If Ashton was involved in some way, I didn’t want to get him in trouble. Beyond that personal loyalty thing, a code I’m pretty big on, a code Delvon and I had lived by in the rough years, there was the immediate problem that if a partner in Smith, O’Leary, and Stanley went down the tubes as a major crook, then the firm was done. The publicity would kill us. I still had a huge mortgage on my apple orchard. I needed at least five more years of the Smith, O’Leary, and Stanley gravy train.

But then another little dot got connected. The Trusdale file had been in my den the Saturday Jennifer and Ashton had come home with me. Jennifer had disappeared into the powder room and could have detoured into the den and taken the now missing evidence of insurance fraud. Or she could have unlocked the back door and then let herself in later that night while Newly and I were playing in the pool at Ashton’s.

Anger bubbled up in me until I thought of Jennifer curling beside me in bed that Sunday morning after the I-75 car trip from hell, squeezing my leg and saying how glad she was that we were best girlfriends, especially now that she knew I could keep a secret. Somehow, she’d wiggled into being my friend, and friends kept each other’s secrets.

Okay, get a grip, Lil, I thought. Not ratting out somebody for transporting a bag of LSD was one thing.
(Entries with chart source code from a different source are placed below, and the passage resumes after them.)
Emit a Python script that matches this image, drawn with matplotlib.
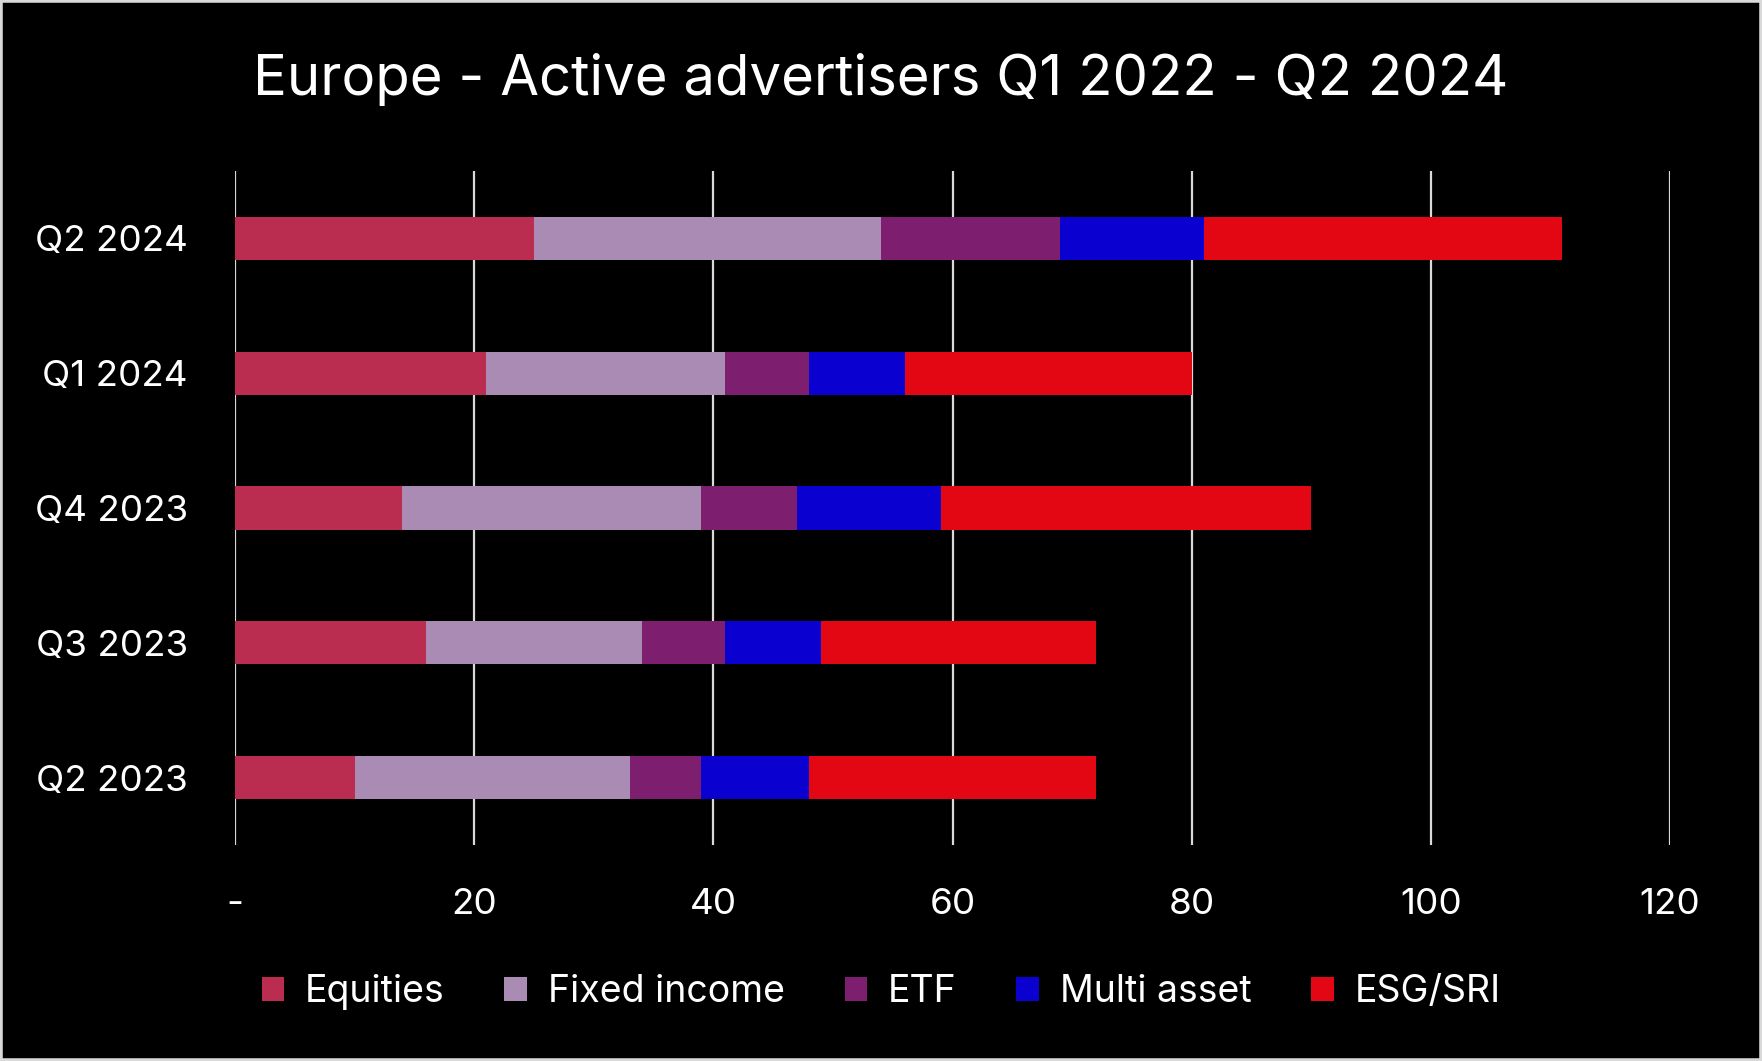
import numpy as np
import matplotlib.pyplot as plt
from matplotlib.patches import Rectangle

plt.rcParams['font.family'] = ['Inter', 'DejaVu Sans']

quarters = ["Q2 2023", "Q3 2023", "Q4 2023", "Q1 2024", "Q2 2024"]
equities = [10, 16, 14, 21, 25]
fixed_income = [23, 18, 25, 20, 29]
etf = [6, 7, 8, 7, 15]
multi_asset = [9, 8, 12, 8, 12]
esg_sri = [24, 23, 31, 24, 30]

series = [
    ("Equities", equities, "#BA2D50"),
    ("Fixed income", fixed_income, "#A98BB3"),
    ("ETF", etf, "#7E1E6E"),
    ("Multi asset", multi_asset, "#0A00D0"),
    ("ESG/SRI", esg_sri, "#E30613"),
]

fig = plt.figure(figsize=(17.62, 10.61), dpi=100, facecolor="black")
ax = fig.add_axes([235 / 1762, 1 - 845 / 1061, (1670 - 235) / 1762, (845 - 171) / 1061])
ax.set_facecolor("black")

y = np.arange(len(quarters))
left = np.zeros(len(quarters))
for name, vals, col in series:
    ax.barh(y, vals, left=left, height=0.32, color=col, label=name, zorder=3)
    left += np.array(vals)

ax.set_xlim(0, 120)
ax.set_ylim(-0.5, 4.5)
ax.set_xticks(range(0, 121, 20))
ax.set_xticklabels(["-"] + [str(v) for v in range(20, 121, 20)])
ax.set_yticks(y)
ax.set_yticklabels(quarters)
ax.grid(axis="x", color="#D9D9D9", linewidth=1.6, zorder=0)
for s in ax.spines.values():
    s.set_visible(False)
ax.tick_params(axis="both", length=0, colors="white", labelsize=26.5)
ax.tick_params(axis="y", pad=34)
ax.tick_params(axis="x", pad=31)

fig.text(0.5, 1 - 79 / 1061, "Europe - Active advertisers Q1 2022 - Q2 2024",
         ha="center", va="center", color="white", fontsize=40.5)

leg = fig.legend(loc="center", bbox_to_anchor=(0.5, 1 - 992 / 1061), ncol=5,
                 frameon=False, fontsize=27, labelcolor="white",
                 handlelength=0.6, handleheight=0.6, handletextpad=0.55,
                 columnspacing=1.6)

fig.patches.append(Rectangle((0, 0), 1, 1, transform=fig.transFigure,
                             fill=False, edgecolor="#D9D9D9", linewidth=4))

fig.savefig("out.png", facecolor="black")
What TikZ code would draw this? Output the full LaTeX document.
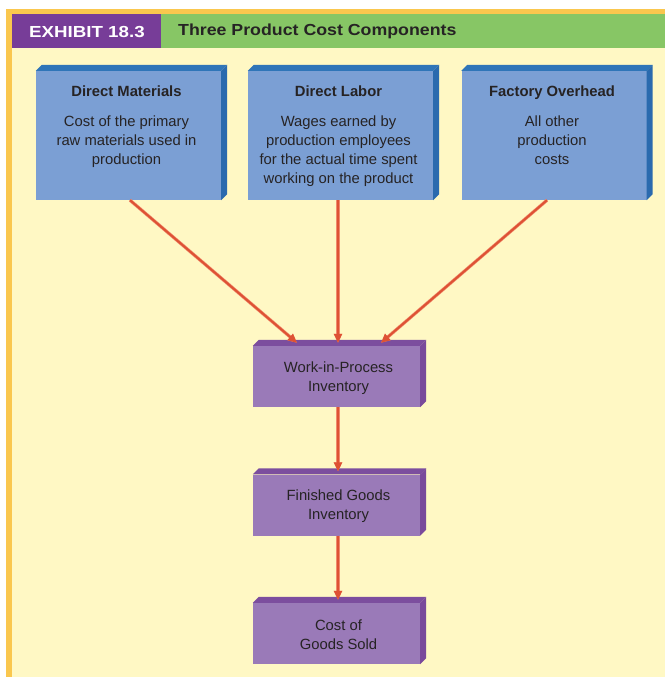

But not ratting out somebody who had killed someone, had tried to kill someone else, and had possibly tried to kill me was too much.

No, I couldn’t keep this secret.

I wondered where Jennifer was on this Sunday night. With Monday morning’s workday looming, she probably wouldn’t be at Ashton’s now, as least I hoped not. I saw no way out of making the phone call, so I picked up the phone on my desk and punched in Ashton’s number. At least I’d keep it off the cell phone airwaves.

Sam walked out to Bonita’s desk and picked up her phone to listen.

Ashton answered on the fifth ring. “Yo.”

“Ashton, you alone?”

“Hey, babe, want to come over?”

“What exactly does Jennifer do?”

“Anything I want her to do.”

“I mean, at the medical services place where she works.”

“Why do you want to know that?”

“It’s a long story, Ashton. Now, what’s she do?”

“She does all that paperwork for the insurance claims. Files the claims for the patients, processes the checks when they come in, you know, stuff like that. She’s a great bookkeeper. I told you she wasn’t as dumb as you make her out to be.”

Apparently not, I thought.

“Ashton, ah, you need to protect yourself, I, er . . .” I saw Sam wave his hand for me to stop, but this was Ashton. For better or worse, he was my law partner. For better or worse, he was my friend. I spit it out quickly. “Jennifer has been filing fake bills with an HMO. It shows up in Dr. Trusdale’s and Dr. Randolph’s files. You’ve got to—” Sam crossed back into my office and slammed down my phone.

We glared at each other but didn’t have the time to explore our sudden mutual anger.

“I’ve got some work to do now,” he said. “Stay here or get a ride to my house. Stay off the phone and don’t go to your house.”

Assuming, apparently, that I would explicitly obey, Sam then turned and slammed himself out the back door.

Immediately I called Ashton back, and he answered equally immediately and without preliminary greetings.

“Lilly? You didn’t call the cops, did you?”

Okay, technically I hadn’t called the cops, and I didn’t want my law partner thinking I was ratting him and his girlfriend out to the police, so I word-smithed my answer with careful legal precision. “Ashton, I haven’t called nine-one-one, but you need to protect yourself. Are you—”

“Gotta go, babe.” Slam.

Visualizing Ashton rushing toward his personal shredder, I wasn’t particularly offended he hadn’t stayed on the line long enough to chat about whether he was involved in Jennifer’s scheme or not. Still bristling at Sam’s order, I decided to go home and call Ashton later to pursue his potential culpability.

Sam’s car wasn’t long out of the parking lot before I found the first associate I could, a first-year still toiling away in the Smith, O’Leary, and Stanley library, and I demanded he take me home, which, in true toadlike associate fashion, he did posthaste.

As it turned out, this was not a particularly bright move on my part.